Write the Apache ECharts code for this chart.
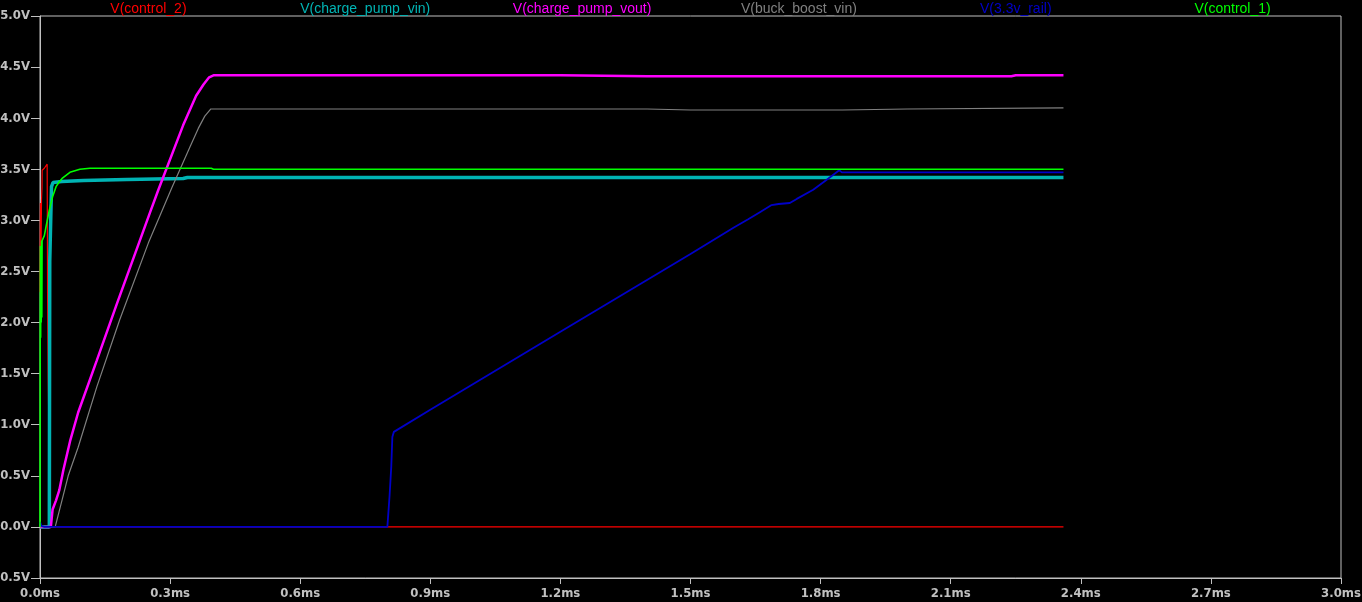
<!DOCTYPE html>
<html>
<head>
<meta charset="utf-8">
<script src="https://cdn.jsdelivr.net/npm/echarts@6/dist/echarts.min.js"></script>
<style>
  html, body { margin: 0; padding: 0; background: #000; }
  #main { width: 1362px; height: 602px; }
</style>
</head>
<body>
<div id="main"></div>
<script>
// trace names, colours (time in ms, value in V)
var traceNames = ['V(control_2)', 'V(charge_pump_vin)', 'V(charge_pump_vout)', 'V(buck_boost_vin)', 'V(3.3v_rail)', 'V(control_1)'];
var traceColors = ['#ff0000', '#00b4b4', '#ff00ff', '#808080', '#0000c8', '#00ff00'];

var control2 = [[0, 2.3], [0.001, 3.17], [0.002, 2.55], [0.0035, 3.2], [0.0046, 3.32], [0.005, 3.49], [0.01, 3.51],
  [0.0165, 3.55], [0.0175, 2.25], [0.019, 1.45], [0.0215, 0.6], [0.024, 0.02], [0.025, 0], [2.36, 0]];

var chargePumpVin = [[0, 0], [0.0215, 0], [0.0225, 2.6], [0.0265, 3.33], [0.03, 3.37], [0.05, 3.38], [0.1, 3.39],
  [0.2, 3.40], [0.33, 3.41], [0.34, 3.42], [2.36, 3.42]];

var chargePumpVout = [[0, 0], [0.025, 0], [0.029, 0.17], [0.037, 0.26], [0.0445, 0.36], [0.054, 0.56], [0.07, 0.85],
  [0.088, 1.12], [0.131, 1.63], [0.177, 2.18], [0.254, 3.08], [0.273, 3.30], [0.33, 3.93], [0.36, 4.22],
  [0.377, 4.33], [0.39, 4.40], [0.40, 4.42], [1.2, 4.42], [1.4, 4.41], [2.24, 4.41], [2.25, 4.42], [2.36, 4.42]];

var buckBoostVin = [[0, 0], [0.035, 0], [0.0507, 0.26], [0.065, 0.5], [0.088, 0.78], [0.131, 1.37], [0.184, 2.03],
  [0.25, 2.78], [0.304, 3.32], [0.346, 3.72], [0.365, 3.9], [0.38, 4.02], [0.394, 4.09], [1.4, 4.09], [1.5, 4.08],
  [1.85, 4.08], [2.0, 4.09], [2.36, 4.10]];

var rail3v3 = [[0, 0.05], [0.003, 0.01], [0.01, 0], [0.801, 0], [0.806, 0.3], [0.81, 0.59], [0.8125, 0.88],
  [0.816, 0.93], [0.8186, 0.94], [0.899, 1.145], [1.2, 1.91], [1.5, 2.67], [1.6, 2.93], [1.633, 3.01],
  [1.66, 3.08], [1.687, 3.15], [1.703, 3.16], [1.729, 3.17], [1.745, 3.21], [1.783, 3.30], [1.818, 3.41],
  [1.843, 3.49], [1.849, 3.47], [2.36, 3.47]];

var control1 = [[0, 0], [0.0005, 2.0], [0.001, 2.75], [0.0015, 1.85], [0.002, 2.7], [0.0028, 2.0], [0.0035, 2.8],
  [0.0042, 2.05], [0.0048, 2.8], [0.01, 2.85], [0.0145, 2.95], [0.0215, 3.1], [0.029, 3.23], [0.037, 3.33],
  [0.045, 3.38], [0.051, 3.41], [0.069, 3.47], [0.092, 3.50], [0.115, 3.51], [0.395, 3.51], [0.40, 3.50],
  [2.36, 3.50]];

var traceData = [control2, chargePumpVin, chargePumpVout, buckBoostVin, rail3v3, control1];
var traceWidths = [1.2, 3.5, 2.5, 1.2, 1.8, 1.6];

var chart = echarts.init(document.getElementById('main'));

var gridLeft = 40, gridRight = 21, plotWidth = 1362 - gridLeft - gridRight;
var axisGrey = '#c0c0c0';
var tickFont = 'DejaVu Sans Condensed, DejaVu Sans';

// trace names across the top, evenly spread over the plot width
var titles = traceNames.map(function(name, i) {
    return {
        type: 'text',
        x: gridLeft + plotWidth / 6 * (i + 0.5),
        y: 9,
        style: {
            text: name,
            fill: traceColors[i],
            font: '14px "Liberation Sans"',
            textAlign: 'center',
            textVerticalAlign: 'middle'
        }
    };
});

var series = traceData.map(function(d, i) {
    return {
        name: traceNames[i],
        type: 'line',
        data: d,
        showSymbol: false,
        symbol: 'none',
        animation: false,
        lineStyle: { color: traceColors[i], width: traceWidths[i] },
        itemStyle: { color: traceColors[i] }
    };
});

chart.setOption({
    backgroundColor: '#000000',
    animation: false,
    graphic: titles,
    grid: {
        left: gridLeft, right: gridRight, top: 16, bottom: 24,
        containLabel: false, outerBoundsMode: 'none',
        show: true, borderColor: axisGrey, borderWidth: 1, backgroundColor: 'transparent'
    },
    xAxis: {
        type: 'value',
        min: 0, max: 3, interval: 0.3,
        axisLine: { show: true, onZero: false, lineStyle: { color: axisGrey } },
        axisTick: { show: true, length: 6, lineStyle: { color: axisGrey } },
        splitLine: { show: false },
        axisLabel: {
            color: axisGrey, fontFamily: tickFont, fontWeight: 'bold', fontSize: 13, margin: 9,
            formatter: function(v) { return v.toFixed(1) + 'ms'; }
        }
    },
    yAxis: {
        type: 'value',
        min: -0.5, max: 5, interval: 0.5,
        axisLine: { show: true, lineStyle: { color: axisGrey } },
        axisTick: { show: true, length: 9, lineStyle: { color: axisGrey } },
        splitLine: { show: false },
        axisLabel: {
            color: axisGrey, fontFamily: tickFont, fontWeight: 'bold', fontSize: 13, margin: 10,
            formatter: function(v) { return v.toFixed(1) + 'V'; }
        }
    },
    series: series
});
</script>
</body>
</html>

◆ ◆ ◆ ◆ ◆ ◆ ◆

* [To be done]:
Could the lines from the top of the material through the line with "[1.843, 3.49], [1.849, 3.47], [2.36, 3.47]];" be repeated exactly, pictures left out?

* [Solution for this problem]:
Write the Apache ECharts code for this chart.
<!DOCTYPE html>
<html>
<head>
<meta charset="utf-8">
<script src="https://cdn.jsdelivr.net/npm/echarts@6/dist/echarts.min.js"></script>
<style>
  html, body { margin: 0; padding: 0; background: #000; }
  #main { width: 1362px; height: 602px; }
</style>
</head>
<body>
<div id="main"></div>
<script>
// trace names, colours (time in ms, value in V)
var traceNames = ['V(control_2)', 'V(charge_pump_vin)', 'V(charge_pump_vout)', 'V(buck_boost_vin)', 'V(3.3v_rail)', 'V(control_1)'];
var traceColors = ['#ff0000', '#00b4b4', '#ff00ff', '#808080', '#0000c8', '#00ff00'];

var control2 = [[0, 2.3], [0.001, 3.17], [0.002, 2.55], [0.0035, 3.2], [0.0046, 3.32], [0.005, 3.49], [0.01, 3.51],
  [0.0165, 3.55], [0.0175, 2.25], [0.019, 1.45], [0.0215, 0.6], [0.024, 0.02], [0.025, 0], [2.36, 0]];

var chargePumpVin = [[0, 0], [0.0215, 0], [0.0225, 2.6], [0.0265, 3.33], [0.03, 3.37], [0.05, 3.38], [0.1, 3.39],
  [0.2, 3.40], [0.33, 3.41], [0.34, 3.42], [2.36, 3.42]];

var chargePumpVout = [[0, 0], [0.025, 0], [0.029, 0.17], [0.037, 0.26], [0.0445, 0.36], [0.054, 0.56], [0.07, 0.85],
  [0.088, 1.12], [0.131, 1.63], [0.177, 2.18], [0.254, 3.08], [0.273, 3.30], [0.33, 3.93], [0.36, 4.22],
  [0.377, 4.33], [0.39, 4.40], [0.40, 4.42], [1.2, 4.42], [1.4, 4.41], [2.24, 4.41], [2.25, 4.42], [2.36, 4.42]];

var buckBoostVin = [[0, 0], [0.035, 0], [0.0507, 0.26], [0.065, 0.5], [0.088, 0.78], [0.131, 1.37], [0.184, 2.03],
  [0.25, 2.78], [0.304, 3.32], [0.346, 3.72], [0.365, 3.9], [0.38, 4.02], [0.394, 4.09], [1.4, 4.09], [1.5, 4.08],
  [1.85, 4.08], [2.0, 4.09], [2.36, 4.10]];

var rail3v3 = [[0, 0.05], [0.003, 0.01], [0.01, 0], [0.801, 0], [0.806, 0.3], [0.81, 0.59], [0.8125, 0.88],
  [0.816, 0.93], [0.8186, 0.94], [0.899, 1.145], [1.2, 1.91], [1.5, 2.67], [1.6, 2.93], [1.633, 3.01],
  [1.66, 3.08], [1.687, 3.15], [1.703, 3.16], [1.729, 3.17], [1.745, 3.21], [1.783, 3.30], [1.818, 3.41],
  [1.843, 3.49], [1.849, 3.47], [2.36, 3.47]];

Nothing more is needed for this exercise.